Born in Chicago on April 26, 1916, Davis was adopted at age 1 by Alfred Salisbury, a tenant farmer, and his Irish immigrant wife, Margaret. Growing up in rural Illinois and Wisconsin, she did not find out she was adopted until she was 17. “The whole room tilted over on its side and then somehow fell back into place again,” she once said of the shock of learning her origins. “I put everything back the way I found it. Except me.”

She graduated from a Catholic high school during the Depression and at her father’s urging became a housemaid. When her mother found out where she was working, she “scooped her up and drove from college to college until she found one that would give her a scholarship,” Ferguson said. “Her mother was not well-educated, but she believed in Dorothy and education.”

Davis studied English and history at Barat College in Lake Forest, Ill., graduating in 1938. For a few years she worked as a magician’s assistant but found it a lonely job with irregular and measly pay. Later, nearly every novel she wrote had a seedy magician or other character who played on people’s fascination with the supernatural.

She later worked in public relations and was a magazine editor. Her love of theater led her to meet Harry Davis, an actor and stage manager, whom she married in 1946. They moved to New York and, with his encouragement, she began to write.

Her first novel, “The Judas Cat,” opens with the mysterious death of a small town’s recluse, whose bloodied body is found in his undisturbed home. The only witness — and possible culprit — appears to be his cat.

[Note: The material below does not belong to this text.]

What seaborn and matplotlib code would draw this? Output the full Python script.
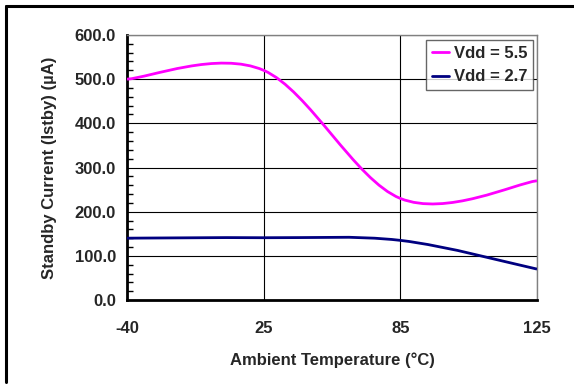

Scribner’s editor Burroughs Mitchell told Davis that he liked the manuscript but that it lacked a denouement. Davis often told how she quickly agreed to provide one, then raced home to look up denouement in the dictionary. The new ending she crafted evidently satisfied Scribner’s, which published the book to strong reviews in 1949.

Over the next decades she tried other kinds of writing, including historical fiction, but her suspense novels garnered the widest attention. She encouraged other writers, particularly women, and provided crucial backing and credibility when Paretsky and other female mystery writers formed the support group Sisters in Crime in 1987.

That year brought Davis’ last novel, “The Habit of Fear,” one of four books in a series featuring Julie Hayes, an erstwhile psychic and struggling journalist in a highly dysfunctional marriage who is one of the most memorable of Davis’ heroines.

Although a new generation of female mystery writers was rising in the 1980s and 1990s, Davis was “undeservedly forgotten,” Paretsky said. “She said a number of times that she felt she already died because your work is you and her work was out of print.”

Last year, however, her spirits were lifted when digital publisher Open Road Media reprinted 22 titles, including her most popular novel, “A Gentle Murderer” (1951), inspired by a man Davis saw on the subway who was weighed down by a package shaped like a hammer.

Davis, who had no immediate survivors, stopped writing novels after her husband died in 1993, but she continued to produce short stories. One of her last stories was “Dies Irae,” sparked in part by her memories of a grandfather who went to prison for murder. It was published in 2007 when she was 91.

She continued to think like a writer even as she wrestled with numerous health crises.

During a visit to the emergency room last spring, Ferguson recalled, “she looked at me and said, ‘I’m getting a lot of material for my next story here.’ She was taking notes.”